Есть ли в театре «запрещенные приемы», как в боксе?.. Нет, таких приемов нет.

Но ниже пояса все-таки бить не стоит.


Этика – забытое в театре слово. Или – забываемое. У этики есть одна альтернатива – хамство. Современный театр пронизан всепроникающим, окрашенным недобрым талантом хамством.


Вам необходимо самопознание?.. Тогда приходите не в театр. Горько, но правда.


Рождение вырождения. Развитие вырождения. И – вырождение вырождения.


В искусство пришли купчики. Искусство распоясалось, купчики надели смокинги. Время тривиальной пошлости, разрушение базиса естества. Искусство атакуется шарлатанами, графоманами и делягами, на него катит, по меткому выражению С. Юрского, «девятый вал пошлости».


Что же она такое – эта самая пошлость, чёрт ее дери?!. Пошлость – это то, что блестит и мелькает. Точнее, много блестит и много, слишком много мелькает. Из чего следует вывод, что пошлость – это некая вылезающая из нормы чрезмерность. Вкус – в строгости и в скупости средств изъявления. То, что мы называем чувством меры и есть чувство прекрасного. Поэтому в театре, к примеру, игра с достоинством, игра строгая и тонкая, – предпочтительней кривлянья и немотивированного крика и размахивания руками. Вспомним, чему учил режиссер Гамлет актеров, которые должны были сыграть пьеску под названием «Мышеловка». Наигрыш, всякий перебор и перехлест – признак дешевизны, признак ПОШЛОЙ провинциальной игры. «Не суетитесь лицом», – учил нас Станиславский. И вообще не суетитесь!..
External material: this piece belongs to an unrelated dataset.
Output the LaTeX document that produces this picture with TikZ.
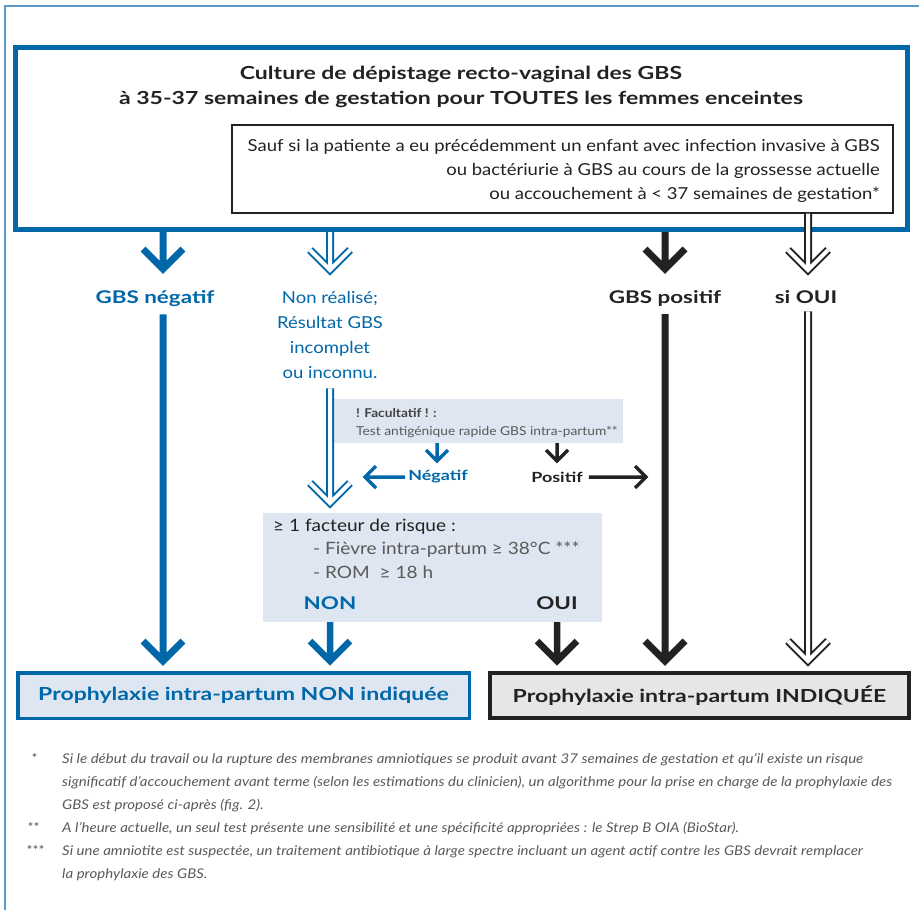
\documentclass[tikz,border=0pt]{standalone}
\usepackage{fontspec}
\setmainfont{Lato}[FakeStretch=1.12]
\newfontfamily\wideb{Lato}[FakeStretch=1.28]
\usetikzlibrary{arrows.meta,calc}
\definecolor{gbsblue}{HTML}{0067A9}
\definecolor{lightfill}{HTML}{DEE6F1}
\definecolor{grayfill}{HTML}{E6E6E6}
\definecolor{framecol}{HTML}{5A9BCB}
\definecolor{ink}{HTML}{222222}
\definecolor{graytext}{HTML}{5A5A5A}
\newcommand\fsz[2]{\fontsize{#1}{#2}\selectfont}
\tikzset{
  chev/.style={to path={-- (\tikztotarget) ++(-#1,-#1) -- (\tikztotarget) -- ++(#1,-#1)}},
  chevleft/.style={to path={-- (\tikztotarget) ++(#1,-#1) -- (\tikztotarget) -- ++(#1,#1)}},
  chevright/.style={to path={-- (\tikztotarget) ++(-#1,-#1) -- (\tikztotarget) -- ++(-#1,#1)}},
  solidblue/.style={draw=gbsblue, line width=7, line join=miter},
  solidblack/.style={draw=ink, line width=7, line join=miter},
  hollowblue/.style={draw=gbsblue, double=white, double distance=4, line width=2, line join=miter},
  hollowblack/.style={draw=ink, double=white, double distance=4, line width=2, line join=miter},
  lab/.style={anchor=base, inner sep=0},
  fillbox/.style={fill=lightfill, inner sep=0},
  hbold/.style={font=\wideb\bfseries\fsz{#1}{22}},
}
\begin{document}
\begin{tikzpicture}[x=1pt,y=-1pt]
\useasboundingbox (0,0) rectangle (919,910);
\fill[white] (0,0) rectangle (919,910);
% outer frame
\draw[framecol, line width=1.8] (5,910) -- (5,6) -- (919,6);

% top box
\node[draw=gbsblue, line width=5, minimum width=892, minimum height=182, inner sep=0] (top) at (461.5,138.5) {};
\node[lab, hbold=18, text=ink] (title1) at (461,79) {Culture de dépistage recto-vaginal des GBS};
\node[lab, hbold=18, text=ink] (title2) at (461,104) {à 35-37 semaines de gestation pour TOUTES les femmes enceintes};
\node[draw=ink, line width=1.2, minimum width=661, minimum height=88, inner sep=0] (cond) at (562.5,169) {};
\node[lab, anchor=base east, font=\fsz{16.5}{20}, text=ink] (cond1) at (880,151) {Sauf si la patiente a eu précédemment un enfant avec infection invasive à GBS};
\node[lab, anchor=base east, font=\fsz{16.5}{20}, text=ink] (cond2) at (880,175) {ou bactériurie à GBS au cours de la grossesse actuelle};
\node[lab, anchor=base east, font=\fsz{16.5}{20}, text=ink] (cond3) at (880,199) {ou accouchement à < 37 semaines de gestation*};

% labels under top box
\node[lab, hbold=17.5, text=gbsblue] (lab1) at (155,303) {GBS négatif};
\node[lab, font=\fsz{16.5}{22}, text=gbsblue] (lab2a) at (330,303) {Non réalisé;};
\node[lab, font=\fsz{16.5}{22}, text=gbsblue] (lab2b) at (330,328) {Résultat GBS};
\node[lab, font=\fsz{16.5}{22}, text=gbsblue] (lab2c) at (330,353) {incomplet};
\node[lab, font=\fsz{16.5}{22}, text=gbsblue] (lab2) at (330,378) {ou inconnu.};
\node[lab, hbold=17.5, text=ink] (lab3) at (665,303) {GBS positif};
\node[lab, hbold=17.5, text=ink] (lab4) at (806,303) {si OUI};

% facultatif box
\node[fillbox, minimum width=289, minimum height=44] (fac) at (478.5,421) {};
\node[lab, anchor=base west, font=\bfseries\fsz{12.2}{16}, text=ink!85] (fac1) at (356,417) {! Facultatif ! :};
\node[lab, anchor=base west, font=\fsz{12.3}{16}, text=graytext] (fac2) at (356,435) {Test antigénique rapide GBS intra-partum**};
\node[hbold=14, text=gbsblue, inner sep=0] (neg) at (438,477) {Négatif};
\node[hbold=14, text=ink, inner sep=0] (pos) at (557,477) {Positif};

% risk box
\node[fillbox, minimum width=339, minimum height=109] (risk) at (432.5,567.5) {};
\node[lab, anchor=base west, font=\fsz{17}{20}, text=ink] (risk1) at (273,531) {≥ 1 facteur de risque :};
\node[lab, anchor=base west, font=\fsz{17}{20}, text=graytext] (risk2) at (313,554) {- Fièvre intra-partum ≥ 38°C ***};
\node[lab, anchor=base west, font=\fsz{17}{20}, text=graytext] (risk3) at (313,578) {- ROM \ ≥ 18 h};
\node[hbold=17.5, text=gbsblue, inner sep=0] (non) at (330,603) {NON};
\node[hbold=17.5, text=ink, inner sep=0] (oui) at (557,603) {OUI};

% bottom boxes
\node[draw=gbsblue, fill=lightfill, line width=3.5, minimum width=451.5, minimum height=45.5, inner sep=0,
      hbold=18, text=gbsblue] (nonind) at (243.5,695.5) {Prophylaxie intra-partum NON indiquée};
\node[draw=ink, fill=grayfill, line width=4, minimum width=419, minimum height=45, inner sep=0,
      hbold=18, text=ink] (ind) at (699.5,695.5) {Prophylaxie intra-partum INDIQUÉE};

% tips
\coordinate (t1) at (163,269);
\coordinate (t2) at (330,270);
\coordinate (t3) at (665,269);
\coordinate (t4) at (808,270);
\coordinate (m2) at (330,503);
\coordinate (b1) at (163,661);
\coordinate (b3) at (665,661);
\coordinate (b4) at (808,661);
\coordinate (bn) at (330,661);
\coordinate (bo) at (557,661);
\coordinate (sn) at (437,461);
\coordinate (sp) at (557,461);
\coordinate (hl) at (365,477);
\coordinate (hr) at (646,477);

% top arrows
\draw[solidblue] (top.south -| t1) to[chev=20] (t1);
\draw[hollowblue] (top.south -| t2) to[chev=20] (t2);
\draw[solidblack] (top.south -| t3) to[chev=20] (t3);
\draw[hollowblack] (cond.south -| t4) to[chev=20] (t4);

% long arrows
\draw[solidblue] (lab1.south -| b1) ++(0,8) to[chev=20] (b1);
\draw[solidblack] (lab3.south -| b3) ++(0,8) to[chev=20] (b3);
\draw[hollowblack] (lab4.south -| b4) ++(0,8) to[chev=20] (b4);
\draw[hollowblue] (lab2.south -| m2) ++(0,10) to[chev=20] (m2);

% small arrows
\draw[draw=gbsblue, line width=3.5, line join=miter] (fac.south -| sn) to[chev=11] (sn);
\draw[draw=ink, line width=3.5, line join=miter] (fac.south -| sp) to[chev=11] (sp);
\draw[draw=gbsblue, line width=3.5, line join=miter] (neg.west) ++(-3,0) to[chevleft=11] (hl);
\draw[draw=ink, line width=3.5, line join=miter] (pos.east) ++(6,0) to[chevright=11] (hr);

% risk arrows
\draw[draw=gbsblue, line width=6.5, line join=miter] (risk.south -| bn) to[chev=20] (bn);
\draw[draw=ink, line width=6.5, line join=miter] (risk.south -| bo) to[chev=20] (bo);

% footnotes
\begin{scope}[every node/.style={lab, anchor=base west, font=\itshape\fsz{13.4}{16}, text=graytext}]
\node (s1) at (31,763) {*};
\node (f1) at (62,763) {Si le début du travail ou la rupture des membranes amniotiques se produit avant 37 semaines de gestation et qu’il existe un risque};
\node (f1b) at (62,786) {significatif d’accouchement avant terme (selon les estimations du clinicien), un algorithme pour la prise en charge de la prophylaxie des};
\node (f1c) at (62,809) {GBS est proposé ci-après (fig. 2).};
\node (s2) at (27,832) {**};
\node (f2) at (62,832) {A l’heure actuelle, un seul test présente une sensibilité et une spécificité appropriées : le Strep B OIA (BioStar).};
\node (s3) at (26,855) {***};
\node (f3) at (62,855) {Si une amniotite est suspectée, un traitement antibiotique à large spectre incluant un agent actif contre les GBS devrait remplacer};
\node (f3b) at (62,878) {la prophylaxie des GBS.};
\end{scope}
\end{tikzpicture}
\end{document}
Далее. Пошлость – это то, что искусственно. То, что ВНЕ ПРИРОДЫ. Природа никогда не бывает пошлой, даже когда выдает нам ослепительно кровавый закат или раскрашивает пестрый хвост павлина. Но те же краски на полотне художника или на чьей-то одежде могут выглядеть дурновкусием. Почему детские рисунки никогда не бывают пошлыми? Пошлость созидают взрослые, т. е. испорченные идеями и знаниями люди. Рассказывают: когда Феллини приехал в Москву, ему с гордостью идиотов стали показывать ВДНХ. Феллини посмотрел и с грустной улыбкой сказал:

– Эта архитектура – плод воображения взбесившегося кондитера.